[EXERCISE PROMPT]: Output the full listing below exactly as it reads, and skip anything that is a picture.

## start

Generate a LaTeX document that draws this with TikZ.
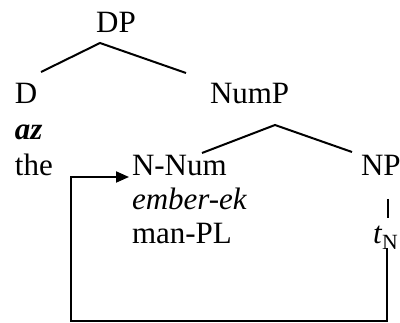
\documentclass[tikz,border=0pt]{standalone}
\usepackage{fontspec}
\setmainfont{Liberation Serif}
\usetikzlibrary{arrows.meta}
\begin{document}
\begin{tikzpicture}[x=1pt,y=1pt,
  lbl/.style={inner sep=0pt,outer sep=0pt,anchor=base west,font=\fontsize{31}{37}\selectfont},
  branch/.style={line width=2pt},
  movearrow/.style={line width=2pt,-{Triangle[length=13pt,width=11pt]}}]
\useasboundingbox (0,0) rectangle (400,-323);
% labels
\node[lbl,anchor=base] (dp) at (116,-33) {DP};
\node[lbl] (d) at (15,-104) {D};
\node[lbl] (az) at (15,-140) {\textbf{\textit{az}}};
\node[lbl] (the) at (15,-176) {the};
\node[lbl] (nump) at (210,-104) {NumP};
\node[lbl] (nnum) at (132,-176) {N-Num};
\node[lbl] (ember) at (132,-210) {\textit{ember-ek}};
\node[lbl] (man) at (132,-244) {man-PL};
\node[lbl] (np) at (361,-176) {NP};
\node[lbl] (tn) at (373,-244) {\textit{t}\textsubscript{N}};
% branch points
\coordinate (dpa) at (100,-43);
\coordinate (dl) at (41,-72);
\coordinate (dr) at (186,-73);
\coordinate (npa) at (275,-125);
\coordinate (nl) at (202,-153);
\coordinate (nr) at (352,-152);
\coordinate (npb) at (388,-199);
\coordinate (tnt) at (388,-218);
% movement path
\coordinate (bstart) at (387,-248);
\coordinate (bcorner) at (71,-321);
\coordinate (tip) at (129,-177);
\draw[branch] (dl) -- (dpa) -- (dr);
\draw[branch] (nl) -- (npa) -- (nr);
\draw[branch] (npb) -- (tnt);
\draw[movearrow] (bstart) |- (bcorner) |- (tip);
\end{tikzpicture}
\end{document}
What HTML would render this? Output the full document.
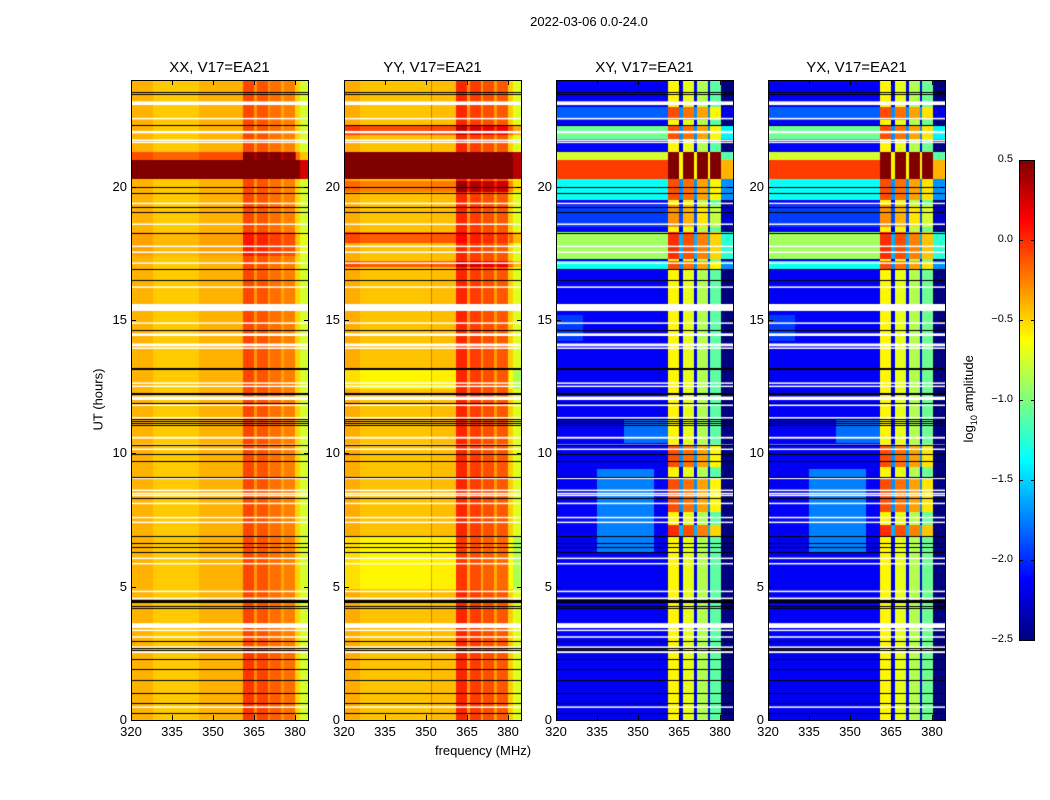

## end

[TASK ANSWER]:
Generate a LaTeX document that draws this with TikZ.
\documentclass[tikz,border=0pt]{standalone}
\usepackage{fontspec}
\setmainfont{Liberation Serif}
\usetikzlibrary{arrows.meta}
\begin{document}
\begin{tikzpicture}[x=1pt,y=1pt,
  lbl/.style={inner sep=0pt,outer sep=0pt,anchor=base west,font=\fontsize{31}{37}\selectfont},
  branch/.style={line width=2pt},
  movearrow/.style={line width=2pt,-{Triangle[length=13pt,width=11pt]}}]
\useasboundingbox (0,0) rectangle (400,-323);
% labels
\node[lbl,anchor=base] (dp) at (116,-33) {DP};
\node[lbl] (d) at (15,-104) {D};
\node[lbl] (az) at (15,-140) {\textbf{\textit{az}}};
\node[lbl] (the) at (15,-176) {the};
\node[lbl] (nump) at (210,-104) {NumP};
\node[lbl] (nnum) at (132,-176) {N-Num};
\node[lbl] (ember) at (132,-210) {\textit{ember-ek}};
\node[lbl] (man) at (132,-244) {man-PL};
\node[lbl] (np) at (361,-176) {NP};
\node[lbl] (tn) at (373,-244) {\textit{t}\textsubscript{N}};
% branch points
\coordinate (dpa) at (100,-43);
\coordinate (dl) at (41,-72);
\coordinate (dr) at (186,-73);
\coordinate (npa) at (275,-125);
\coordinate (nl) at (202,-153);
\coordinate (nr) at (352,-152);
\coordinate (npb) at (388,-199);
\coordinate (tnt) at (388,-218);
% movement path
\coordinate (bstart) at (387,-248);
\coordinate (bcorner) at (71,-321);
\coordinate (tip) at (129,-177);
\draw[branch] (dl) -- (dpa) -- (dr);
\draw[branch] (nl) -- (npa) -- (nr);
\draw[branch] (npb) -- (tnt);
\draw[movearrow] (bstart) |- (bcorner) |- (tip);
\end{tikzpicture}
\end{document}
What HTML would render this? Output the full document.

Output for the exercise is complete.